Accordingly, the HYN holders were "out-of-the-money" at the time of the Distressed Disposal. 


The court also held that there is no general principle of contractual construction that, if there is ambiguity in a clause which is potentially “expropriatory”, then the ambiguity should be resolved against taking away property rights. Instead, the relevant question is which construction is more consistent with business common sense: 

“Where an agreement such as the ICA regulates the relationship between creditors, business common sense may well point to a construction which preserves the rights of the senior creditors as against the junior creditors, even if in so doing the junior creditors are no longer able to enforce their claims against the debtor or receive the benefit of security to which they would otherwise be entitled. … The rights of the holders of the HYNs to initiate enforcement and receive any proceeds from the operation of the payment waterfall have always been restricted by their ranking.”

 

1. Saltri III Ltd v MD Mezzanine SA SICAR (2012) 
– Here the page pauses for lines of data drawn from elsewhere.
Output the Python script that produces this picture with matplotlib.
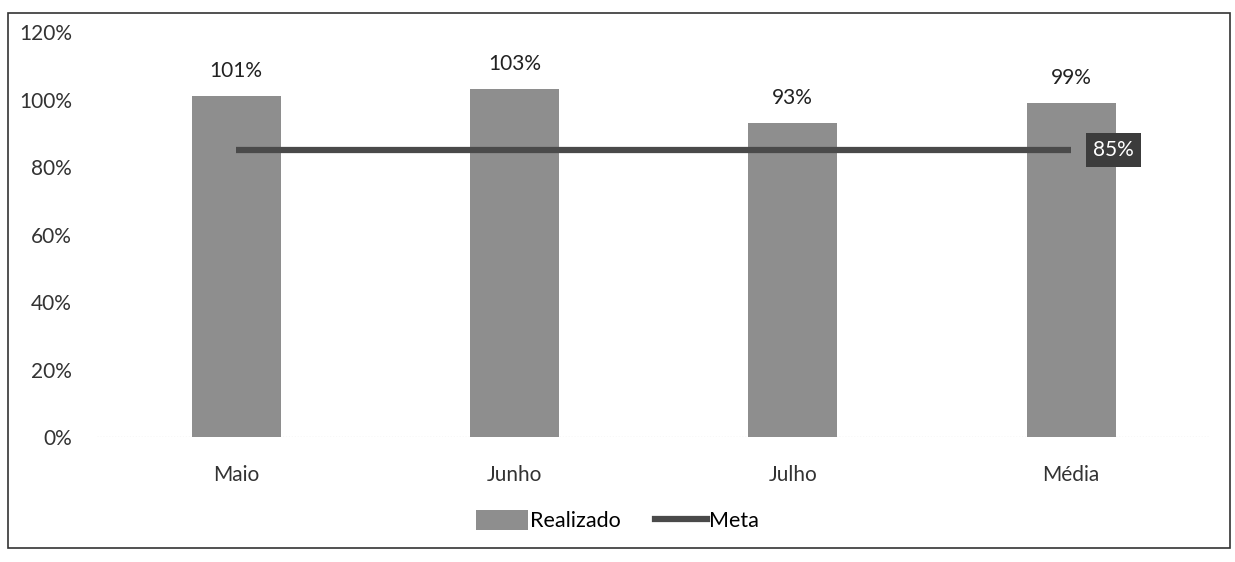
import matplotlib.pyplot as plt
from matplotlib.patches import Rectangle, Patch
from matplotlib.lines import Line2D

plt.rcParams['font.family'] = ['Lato', 'DejaVu Sans']

# data
categorias = ["Maio", "Junho", "Julho", "Média"]
realizado = [1.01, 1.03, 0.93, 0.99]
meta = [0.85, 0.85, 0.85, 0.85]

#fig
fig = plt.figure(figsize=(12.35, 5.62), dpi=100)
ax = fig.add_axes([0.0785, 0.2224, 0.9015, 0.7206])

x = list(range(len(categorias)))
ax.bar(x, realizado, width=0.32, color="#8e8e8e", zorder=2)
ax.plot(x, meta, color="#4a4a4a", lw=4.5, zorder=3, solid_capstyle="butt")

# labels on bars
for xi, v in zip(x, realizado):
    ax.text(xi, v + 0.045, f"{round(v*100)}%", ha="center", va="bottom", fontsize=15, color="#222222")

# meta label at the end
ax.annotate(f"{round(meta[-1]*100)}%", xy=(x[-1], meta[-1]), xytext=(16, 0), textcoords="offset points",
            ha="left", va="center", fontsize=15, color="white",
            bbox=dict(boxstyle="square,pad=0.35", fc="#3c3c3c", ec="none"), zorder=4)

#ax
ax.set_xlim(-0.5, 3.5)
ax.set_ylim(0, 1.2)
ax.set_yticks([0, 0.2, 0.4, 0.6, 0.8, 1.0, 1.2])
ax.set_yticklabels([f"{int(round(t*100))}%" for t in ax.get_yticks()], fontsize=15, color="#333333")
ax.set_xticks(x)
ax.set_xticklabels(categorias, fontsize=15, color="#333333")
ax.tick_params(length=0, axis="both")
ax.tick_params(axis="y", pad=18)
ax.tick_params(axis="x", pad=20)
for s in ax.spines.values():
    s.set_visible(False)
ax.axhline(0, color="#888888", lw=0.8, ls=":", zorder=1)

# legend
handles = [Patch(fc="#8e8e8e", ec="none", label="Realizado"),
           Line2D([], [], color="#4a4a4a", lw=4.5, label="Meta")]
fig.legend(handles=handles, loc="center", bbox_to_anchor=(0.5, 0.073), ncol=2, frameon=False, fontsize=15.5,
           handlelength=2.4, handleheight=1.0, handletextpad=0.1, columnspacing=1.6)

# chart frame
fig.patches.append(Rectangle((8/1235, 14/562), 1222/1235, 535/562, transform=fig.transFigure,
                             fill=False, ec="#333333", lw=1.2))

fig.savefig("out.png", dpi=100, facecolor="white")
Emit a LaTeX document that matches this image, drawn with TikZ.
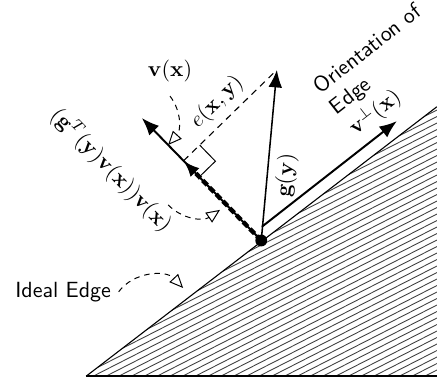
\documentclass[tikz,border=0pt]{standalone}
\usepackage{amsmath,amssymb}
\usepackage{xcolor}
\usepackage{tikz}
\usetikzlibrary{arrows.meta,calc}
\tikzset{
  vec/.style    ={-{Latex[length=2.8mm,width=2.2mm]},line width=0.9pt},
  gvec/.style   ={-{Latex[length=2.8mm,width=2.2mm]},line width=0.7pt},
  proj/.style   ={-{Latex[length=2.6mm,width=2mm]},line width=2pt,dash pattern=on 3pt off 1.4pt},
  err/.style    ={line width=0.5pt,dash pattern=on 3pt off 2.4pt},
  callout/.style={-{Triangle[open,length=2.2mm,width=1.9mm]},line width=0.45pt,dash pattern=on 2.5pt off 2.2pt},
  hatch/.style  ={black!75,line width=0.4pt},
  txt/.style    ={font=\sffamily},
}

\begin{document}
\begin{tikzpicture}
  \useasboundingbox (0,0) rectangle (6.992,6.128);
  % half plane with the edge
  \coordinate (A) at (1.38,0.11);
  \coordinate (B) at (6.99,4.42);
  \coordinate (C) at (6.99,0.11);
  \begin{scope}
    \clip (A) -- (B) -- (C) -- cycle;
    \foreach \c in {-2.9,-2.796,...,1.7}
      \draw[hatch] (1.3,\c) -- ++(27:7);
  \end{scope}
  \draw[line width=0.5pt] (A) -- (B);
  \draw[line width=0.6pt] (A) -- (C);
  % vectors
  \coordinate (O) at (4.18,2.28);
  \coordinate (V) at (2.27,4.24);
  \coordinate (G) at (4.43,5.01);
  \coordinate (vp0) at (4.19,2.50);
  \coordinate (vp1) at (6.35,4.19);
  \coordinate (P) at ($(O)!(G)!(V)$);
  \draw[vec] (O) -- (V);
  \draw[proj] (O) -- (P);
  \draw[err] (P) -- node[pos=.5,above,sloped]{$e(\mathbf{x},\mathbf{y})$} (G);
  \coordinate (ra1) at ($(P)!3.6mm!(G)$);
  \coordinate (ra2) at ($(P)!3.6mm!(O)$);
  \draw[line width=0.45pt] (ra1) -- ($(ra1)+(ra2)-(P)$) -- (ra2);
  \draw[gvec] (O) -- node[pos=.39,below,sloped]{$\mathbf{g}(\mathbf{y})$} (G);
  \draw[vec] (vp0) -- node[pos=.93,above,sloped]{$\mathbf{v}^{\perp}(\mathbf{x})$} (vp1);
  \fill (O) circle (0.095);
  % labels
  \node (vxlab) at (2.72,4.99) {$\mathbf{v}(\mathbf{x})$};
  \node[rotate=-45.7] (projlab) at (1.78,3.41)
    {$(\mathbf{g}^T(\mathbf{y})\mathbf{v}(\mathbf{x}))\mathbf{v}(\mathbf{x})$};
  \node[txt,rotate=38,align=left] (orilab) at (6.02,5.16) {Orientation of\\Edge};
  \node[txt] (edgelab) at (1.01,1.46) {Ideal Edge};
  % callouts
  \coordinate (vxtip) at ($(O)!0.78!(V)$);
  \coordinate (projsrc) at (2.69,2.85);
  \coordinate (projtip) at (3.52,2.77);
  \coordinate (edgetip) at (2.93,1.52);
  \draw[callout] ([yshift=-1mm]vxlab.south) to[bend left=40] (vxtip);
  \draw[callout] (projsrc) to[bend right=40] (projtip);
  \draw[callout] (edgelab.east) to[bend left=50] (edgetip);
\end{tikzpicture}
\end{document}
2. The payment by set-off occurred because certain creditors who were entitled to receive a share of the sale proceeds under the ICA’s distribution waterfall opted to lend money back to the new Mangrove group for the purpose of funding the business after the sale. This obligation to make payment under the waterfall was then discharged by way of set-off.  

3. Absent a contractual provision to this effect, that is a course open to a security agent to take: Stabilus at [122]. 

4. In the sense that the HYN holders have no economic interest in shared security/debtors’ assets and would receive no return if the Distressed Disposal did not occur.